Associate Prof. Magdi Ragheb has been recognized with the College of Engineering Everitt Award for Teaching Excellence.
The Award honors a faculty member for outstanding undergraduate teaching: “A teacher who stands out and is remembered with respect, affection and admiration long after the student leaves campus.”
A member of NPRE’s faculty since 1979, Ragheb has built the general nuclear engineering course for non-major undergraduates, NPRE 402, Nuclear Power Engineering from an enrollment of about 50 students to between 100 and 150 students, depending on the semester. This course delves into the major technical issues associated with nuclear power and the application of nuclear processes, areas which have gained considerable attention in recent years.
Even before the current emphasis on energy, Ragheb had built a strong interest in this area. The high interest and high enrollments are due to word-of-mouth praise for the course since it is outside the normal course elective structure for most students. Ragheb has poured considerable effort into building the course content, which is available on the internet in what is a more substantial set of materials than could ever be found in a standard text. Interest in this “online text” has been expressed from collaborators and counterparts at other universities and national labs.

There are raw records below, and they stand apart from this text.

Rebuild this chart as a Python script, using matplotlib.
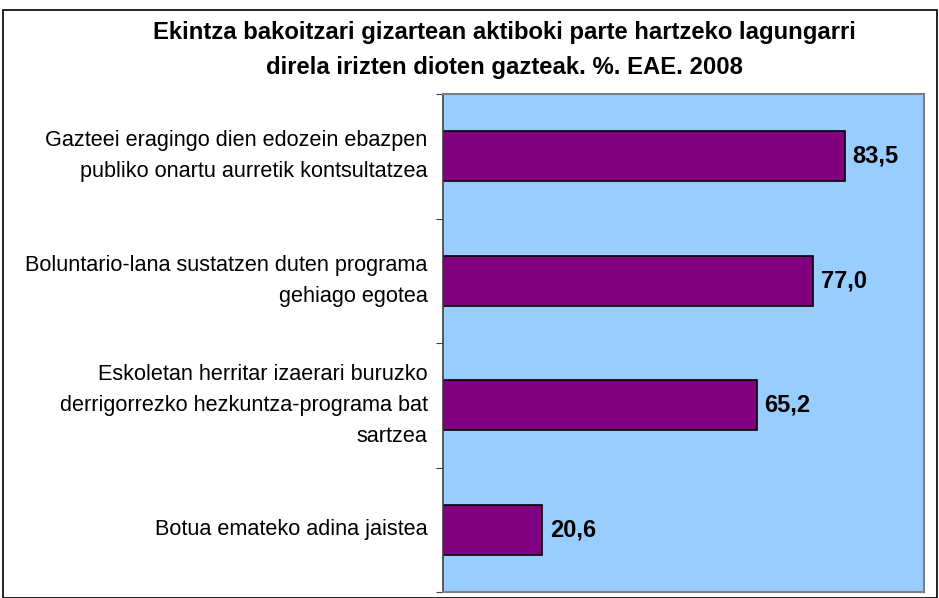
import matplotlib.pyplot as plt
from matplotlib.patches import Rectangle

plt.rcParams['font.family'] = ['Liberation Sans', 'DejaVu Sans']

# Datuak
labels = [
    'Gazteei eragingo dien edozein ebazpen\npubliko onartu aurretik kontsultatzea',
    'Boluntario-lana sustatzen duten programa\ngehiago egotea',
    'Eskoletan herritar izaerari buruzko\nderrigorrezko hezkuntza-programa bat\nsartzea',
    'Botua emateko adina jaistea',
]
values = [83.5, 77.0, 65.2, 20.6]
value_text = ['83,5', '77,0', '65,2', '20,6']

W, H = 939, 598
fig = plt.figure(figsize=(W / 100, H / 100), dpi=100)

# kanpoko markoa
fig.patches.append(Rectangle((3 / W, 0), (W - 5) / W, (H - 10) / H,
                             transform=fig.transFigure, fill=False,
                             edgecolor='black', linewidth=1.2))

left, right, top, bottom = 443, 924, 94, 592
ax = fig.add_axes([left / W, 1 - bottom / H, (right - left) / W, (bottom - top) / H])
ax.set_facecolor('#99ccff')

y = list(range(len(values)))
ax.barh(y, values, height=0.4, color='#800080', edgecolor='black', linewidth=1.2)
ax.set_xlim(0, 100)
ax.set_ylim(len(values) - 0.5, -0.5)

for i, (v, t) in enumerate(zip(values, value_text)):
    ax.text(v + 1.6, i, t, va='center', ha='left', fontsize=17, fontweight='bold')

ax.set_xticks([])
ax.set_yticks([i - 0.5 for i in range(len(values) + 1)], minor=False)
ax.set_yticklabels([])
ax.tick_params(axis='y', direction='out', length=5, color='#404040')
for i, lab in enumerate(labels):
    ax.text(-0.032, i, lab, transform=ax.get_yaxis_transform(), ha='right', va='center',
            fontsize=15.6, linespacing=1.62)

for s in ['top', 'right', 'bottom']:
    ax.spines[s].set_color('#808080')
    ax.spines[s].set_linewidth(1.5)
ax.spines['left'].set_color('#404040')
ax.spines['left'].set_linewidth(1.2)

fig.text(504 / W, 1 - 50 / H,
         'Ekintza bakoitzari gizartean aktiboki parte hartzeko lagungarri\n'
         'direla irizten dioten gazteak. %. EAE. 2008',
         ha='center', va='center', fontsize=17.2, fontweight='bold', linespacing=1.7)

plt.savefig('out.png', dpi=100)
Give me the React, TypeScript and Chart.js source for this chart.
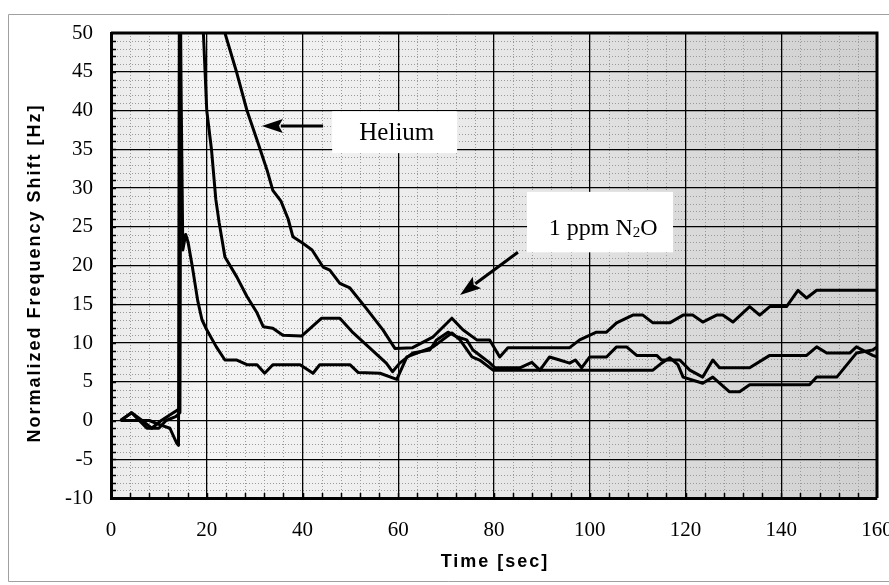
import React, { useEffect, useRef } from "react";
import { Chart, registerables } from "chart.js";

Chart.register(...registerables);

// ---------- data ----------
const X_TICKS = [0, 20, 40, 60, 80, 100, 120, 140, 160];
const Y_TICKS = [-10, -5, 0, 5, 10, 15, 20, 25, 30, 35, 40, 45, 50];

// upper trace (Helium response)
const traceATime = [2, 4.3, 6.5, 8.5, 10.5, 13, 14.3, 14.5, 22, 23.8, 26.3, 28.4, 30.5, 32.6, 33.8, 35.5, 37, 38, 40, 42, 44.3, 45.7, 47.8, 49.9, 53.4, 56.8, 59.3, 63, 67.3, 71.2, 73.5, 76.4, 79.1, 81.2, 82.9, 95.8, 97.9, 101.4, 103.5, 105.6, 109, 111.1, 113.2, 116.7, 119.5, 121.5, 123.6, 126.5, 127.8, 129.9, 133.4, 135.5, 137.6, 141.1, 143.5, 145.3, 147.4, 160];
const traceAShift = [0, 1, 0, -1, 0, 1, 1.5, 62, 62, 50, 44.8, 40, 36.2, 32.3, 29.7, 28.3, 26, 23.7, 22.9, 22, 19.8, 19.4, 17.7, 17.1, 14.4, 11.7, 9.3, 9.4, 10.8, 13.2, 11.7, 10.4, 10.4, 8.2, 9.4, 9.4, 10.4, 11.4, 11.4, 12.6, 13.6, 13.6, 12.6, 12.6, 13.6, 13.6, 12.7, 13.6, 13.6, 12.7, 14.7, 13.6, 14.7, 14.7, 16.8, 15.8, 16.8, 16.8];

// middle trace
const traceBTime = [2, 4.3, 7.5, 10, 11.5, 13.5, 14.4, 14.6, 18.5, 19.3, 20, 21, 21.9, 22.6, 23.8, 26.3, 28.4, 30.5, 31.8, 33.8, 35.9, 39.8, 44, 47.8, 50.6, 57.5, 58.8, 60.3, 63, 66.6, 68, 70.4, 72.2, 74.3, 75.6, 77.5, 79, 80.2, 85.4, 87.9, 89.6, 91.6, 93.7, 95.8, 97, 98.3, 100, 103.5, 105.6, 107.7, 109.8, 114, 115, 118.8, 120.9, 123.6, 125.7, 127.1, 133.4, 137.6, 145.3, 147.4, 149.5, 154.3, 155.7, 159.1, 160];
const traceBShift = [0, 1, -1, -1, 0, 0.5, 1, 62, 62, 50, 40, 34.9, 28.5, 25.5, 21.1, 18.5, 16, 13.9, 12.1, 11.9, 11, 10.9, 13.2, 13.2, 11.3, 7.4, 6.3, 7.4, 8.7, 9.1, 10.4, 11.4, 10.8, 10.4, 9.1, 8.2, 7.5, 6.8, 6.8, 7.5, 6.5, 8.2, 7.8, 7.4, 7.8, 6.8, 8.2, 8.2, 9.5, 9.5, 8.4, 8.4, 7.8, 7.8, 6.5, 5.6, 7.8, 6.8, 6.8, 8.4, 8.4, 9.5, 8.7, 8.7, 9.5, 8.4, 8.2];

// lower trace (1 ppm N2O)
const traceCTime = [2, 5, 8, 10, 12.3, 13.7, 14.1, 14.3, 15, 15.6, 16.1, 17, 18.1, 19, 20, 22, 23.8, 26.3, 28.4, 30.5, 32.1, 33.8, 39.5, 42.2, 43.6, 49.9, 51.6, 56.2, 59.7, 61.8, 63.9, 67.3, 70.1, 71.2, 72.9, 75.4, 77, 79.8, 113.2, 115, 116.7, 118.4, 119.5, 123.6, 125.7, 129.2, 131.3, 133.4, 145.9, 147.4, 151.6, 155.7, 159.1, 160];
const traceCShift = [0, 0, 0, -0.5, -1, -2.9, -3.2, 62, 22, 24, 23, 19.8, 15.5, 13, 11.7, 9.5, 7.8, 7.8, 7.2, 7.2, 6.1, 7.2, 7.2, 6.1, 7.2, 7.2, 6.2, 6.1, 5.3, 8.2, 8.7, 9.5, 10.8, 11.3, 10.4, 8.2, 7.8, 6.5, 6.5, 7.4, 8.1, 7.2, 5.6, 4.8, 5.6, 3.7, 3.7, 4.6, 4.6, 5.6, 5.6, 8.7, 9.1, 9.5];

const X_MIN = 0, X_MAX = 160, Y_MIN = -10, Y_MAX = 50;
const X_TITLE = "Time [sec]";
const Y_TITLE = "Normalized Frequency Shift [Hz]";

// annotation anchors in data units
const HELIUM_LABEL = { text: "Helium", t: 59.7, v: 36.2, box: [46.2, 72.3, 39.9, 34.5], arrowFrom: [44.3, 38.0], arrowTo: [31.5, 38.0] };
const N2O_LABEL = { t: 102.8, v: 23.9, box: [86.9, 117.4, 29.5, 21.7], arrowFrom: [85.0, 21.7], arrowTo: [72.9, 16.2] };

const SERIF = '"Liberation Serif", "Times New Roman", serif';
const SANS = '"Liberation Sans", Arial, sans-serif';

const toPoints = (t: number[], v: number[]) => t.map((x, i) => ({ x, y: v[i] }));

function drawArrow(ctx: CanvasRenderingContext2D, x1: number, y1: number, x2: number, y2: number) {
  const dx = x2 - x1, dy = y2 - y1;
  const len = Math.hypot(dx, dy);
  const ux = dx / len, uy = dy / len;
  const headLen = 21, headHalf = 7;
  const bx = x2 - ux * headLen, by = y2 - uy * headLen;
  ctx.beginPath();
  ctx.moveTo(x1, y1);
  ctx.lineTo(bx + ux * 2, by + uy * 2);
  ctx.lineWidth = 3;
  ctx.strokeStyle = "#000";
  ctx.stroke();
  ctx.beginPath();
  ctx.moveTo(x2, y2);
  ctx.lineTo(bx - uy * headHalf, by + ux * headHalf);
  ctx.lineTo(bx + ux * 4, by + uy * 4);
  ctx.lineTo(bx + uy * headHalf, by - ux * headHalf);
  ctx.closePath();
  ctx.fillStyle = "#000";
  ctx.fill();
}

const decorPlugin = {
  id: "decor",
  beforeDraw(chart: any) {
    const { ctx, chartArea: a } = chart;
    const x = chart.scales.x, y = chart.scales.y;
    ctx.save();
    ctx.fillStyle = "#fff";
    ctx.fillRect(0, 0, chart.width, chart.height);
    // faint outer figure frame
    ctx.strokeStyle = "#a0a0a0";
    ctx.lineWidth = 1;
    ctx.beginPath();
    ctx.moveTo(8.5, 581.5);
    ctx.lineTo(8.5, 14.5);
    ctx.lineTo(889, 14.5);
    ctx.moveTo(8.5, 581.5);
    ctx.lineTo(889, 581.5);
    ctx.stroke();
    // stippled plot background
    const g = ctx.createLinearGradient(a.left, 0, a.right, 0);
    g.addColorStop(0, "#ebebeb");
    g.addColorStop(0.12, "#f4f4f4");
    g.addColorStop(0.3, "#f0f0f0");
    g.addColorStop(0.55, "#e6e6e6");
    g.addColorStop(0.75, "#dadada");
    g.addColorStop(1, "#d0d0d0");
    ctx.fillStyle = g;
    ctx.fillRect(a.left, a.top, a.width, a.height);
    // minor dotted grid
    ctx.setLineDash([1, 2]);
    ctx.strokeStyle = "#9a9a9a";
    ctx.lineWidth = 1;
    ctx.beginPath();
    for (let v = Y_MIN + 1; v < Y_MAX; v += 1) {
      if (v % 5 === 0) continue;
      const py = Math.round(y.getPixelForValue(v)) + 0.5;
      ctx.moveTo(a.left, py);
      ctx.lineTo(a.right, py);
    }
    for (let t = X_MIN + 4; t < X_MAX; t += 4) {
      if (t % 20 === 0) continue;
      const px = Math.round(x.getPixelForValue(t)) + 0.5;
      ctx.moveTo(px, a.top);
      ctx.lineTo(px, a.bottom);
    }
    ctx.stroke();
    ctx.restore();
  },
  afterDatasetsDraw(chart: any) {
    const { ctx, chartArea: a } = chart;
    const x = chart.scales.x, y = chart.scales.y;
    const px = (t: number) => x.getPixelForValue(t);
    const py = (v: number) => y.getPixelForValue(v);
    ctx.save();
    // frame top / right
    ctx.strokeStyle = "#000";
    ctx.lineWidth = 3;
    ctx.beginPath();
    ctx.moveTo(a.left, a.top);
    ctx.lineTo(a.right, a.top);
    ctx.lineTo(a.right, a.bottom);
    ctx.stroke();
    // minor tick marks
    ctx.lineWidth = 1.5;
    ctx.beginPath();
    for (let v = Y_MIN + 1; v < Y_MAX; v += 1) {
      const yy = Math.round(py(v)) + 0.5;
      ctx.moveTo(a.left, yy);
      ctx.lineTo(a.left + 5, yy);
    }
    for (let t = X_MIN + 4; t < X_MAX; t += 4) {
      const xx = Math.round(px(t)) + 0.5;
      ctx.moveTo(xx, a.bottom);
      ctx.lineTo(xx, a.bottom - 5);
    }
    ctx.stroke();

    // label boxes
    ctx.fillStyle = "#fff";
    const hb = HELIUM_LABEL.box;
    ctx.fillRect(px(hb[0]), py(hb[2]), px(hb[1]) - px(hb[0]), py(hb[3]) - py(hb[2]));
    const nb = N2O_LABEL.box;
    ctx.fillRect(px(nb[0]), py(nb[2]), px(nb[1]) - px(nb[0]), py(nb[3]) - py(nb[2]));

    ctx.fillStyle = "#000";
    ctx.textBaseline = "alphabetic";
    ctx.textAlign = "center";
    ctx.font = `25px ${SERIF}`;
    ctx.fillText(HELIUM_LABEL.text, px(HELIUM_LABEL.t), py(HELIUM_LABEL.v));

    // 1 ppm N2O with subscript
    const big = `24px ${SERIF}`, small = `15px ${SERIF}`;
    ctx.textAlign = "left";
    ctx.font = big;
    const w1 = ctx.measureText("1 ppm N").width;
    const w3 = ctx.measureText("O").width;
    ctx.font = small;
    const w2 = ctx.measureText("2").width;
    const total = w1 + w2 + w3;
    let sx = px(N2O_LABEL.t) - total / 2;
    const by = py(N2O_LABEL.v);
    ctx.font = big;
    ctx.fillText("1 ppm N", sx, by);
    sx += w1;
    ctx.font = small;
    ctx.fillText("2", sx, by + 2);
    sx += w2;
    ctx.font = big;
    ctx.fillText("O", sx, by);

    drawArrow(ctx, px(HELIUM_LABEL.arrowFrom[0]), py(HELIUM_LABEL.arrowFrom[1]), px(HELIUM_LABEL.arrowTo[0]), py(HELIUM_LABEL.arrowTo[1]));
    drawArrow(ctx, px(N2O_LABEL.arrowFrom[0]), py(N2O_LABEL.arrowFrom[1]), px(N2O_LABEL.arrowTo[0]), py(N2O_LABEL.arrowTo[1]));
    ctx.restore();
  },
  afterDraw(chart: any) {
    const { ctx, chartArea: a } = chart;
    ctx.save();
    ctx.fillStyle = "#000";
    ctx.font = `bold 18px ${SANS}`;
    (ctx as any).letterSpacing = "2px";
    ctx.textAlign = "center";
    ctx.textBaseline = "middle";
    ctx.fillText(X_TITLE, (a.left + a.right) / 2 + 1, 562);
    ctx.translate(35, 273);
    ctx.rotate(-Math.PI / 2);
    ctx.fillText(Y_TITLE, 0, 0);
    ctx.restore();
  },
};

const lineStyle = {
  borderColor: "#000",
  borderWidth: 3,
  pointRadius: 0,
  fill: false,
  tension: 0,
  clip: 0,
  borderJoinStyle: "round",
};

export default function App() {
  const ref = useRef<HTMLCanvasElement>(null);
  useEffect(() => {
    if (!ref.current) return;
    const chart = new Chart(ref.current, {
      type: "line",
      data: {
        datasets: [
          { label: "A", data: toPoints(traceATime, traceAShift), ...lineStyle },
          { label: "B", data: toPoints(traceBTime, traceBShift), ...lineStyle },
          { label: "C", data: toPoints(traceCTime, traceCShift), ...lineStyle },
        ] as any,
      },
      options: {
        animation: false,
        responsive: false,
        events: [],
        layout: { padding: { left: 0, right: 12, top: 33, bottom: 0 } },
        plugins: { legend: { display: false }, tooltip: { enabled: false } },
        scales: {
          x: {
            type: "linear",
            min: X_MIN,
            max: X_MAX,
            afterBuildTicks: (s: any) => { s.ticks = X_TICKS.map((value) => ({ value })); },
            afterFit: (s: any) => { s.height = 87; s.paddingLeft = 0; s.paddingRight = 0; },
            grid: { color: "#000", lineWidth: 1.3, drawTicks: false },
            border: { display: true, color: "#000", width: 3 },
            ticks: { color: "#000", font: { family: SERIF, size: 21 }, padding: 20, maxRotation: 0, autoSkip: false },
            title: { display: false },
          },
          y: {
            type: "linear",
            min: Y_MIN,
            max: Y_MAX,
            afterBuildTicks: (s: any) => { s.ticks = Y_TICKS.map((value) => ({ value })); },
            afterFit: (s: any) => { s.width = 111; s.paddingTop = 0; s.paddingBottom = 0; },
            grid: { color: "#000", lineWidth: 1.3, drawTicks: false },
            border: { display: true, color: "#000", width: 3 },
            ticks: { color: "#000", font: { family: SERIF, size: 21 }, padding: 18, autoSkip: false },
            title: { display: false },
          },
        },
      } as any,
      plugins: [decorPlugin as any],
    });
    return () => chart.destroy();
  }, []);
  return (
    <div style={{ position: "fixed", left: 0, top: 0, width: 889, height: 585, background: "#fff" }}>
      <canvas ref={ref} width={889} height={585} style={{ display: "block", width: 889, height: 585 }} />
    </div>
  );
}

In addition to the excellent course content, Ragheb presents the material in an interesting and engaging way; a real challenge for classes of 150. He makes on-the-fly homework assignments so that students are always focusing on the concepts in class: typically one homework assignment per class meeting period – also an encouragement for students to attend class.
In his continuing dedication to undergraduate teaching, Ragheb has also been very active in developing new courses and course materials. He recently developed NPRE 475, Wind Power Systems, again with an on-line text. The on-line text was necessary since there is still no available text for this area that covers the topic area in the technical depth expected by advanced engineering undergraduate students. In fact, the on-line text has become very popular off campus and at least two chapters are now part of a published compendium text on Wind Power. Still, there are constant requests from other universities to use the on-line material as the major “text book” source for their courses.
As with NPRE 402, Ragheb has now built a large and growing enrollment in this course. The wind power course is remarkable in another sense: it has high student involvement in the hands-on construction of small scale wind turbine systems. The students in the course are required to form groups to build wind power systems to demonstrate the engineering and design principles that they learn in class. These systems are demonstrated on the Engineering Quad near the end of the Spring Semester. This further attests to the learning process required of the students since their systems must be operational and open for public view and demonstration.
In addition to the two previously mentioned courses, Ragheb over the years has repeated this course development style several times: NPRE 457, Safety Analysis of Nuclear Systems, NPRE 498 MC, Monte Carlo Analysis and NPRE 498 F, Fuzzy Logic, each with a virtual textbook he has developed.
Ragheb’s newest effort in this line is the co-development of a course on Energy Storage, taught this past Spring semester for the first time as a “Special Topics” course as the pathway to making an upper division technical course. This is again an area where no previous course existed, and a situation where Ragheb is developing another in-depth virtual textbook. He has done this despite a heavy teaching load, as a testament to his commitment to excellence in teaching, including moving forward into new, critically important areas where scant course materials exist. He takes on these challenges with an uncommon flare and determination, and the results are always well beyond a “typical” teaching experience, even for Illinois.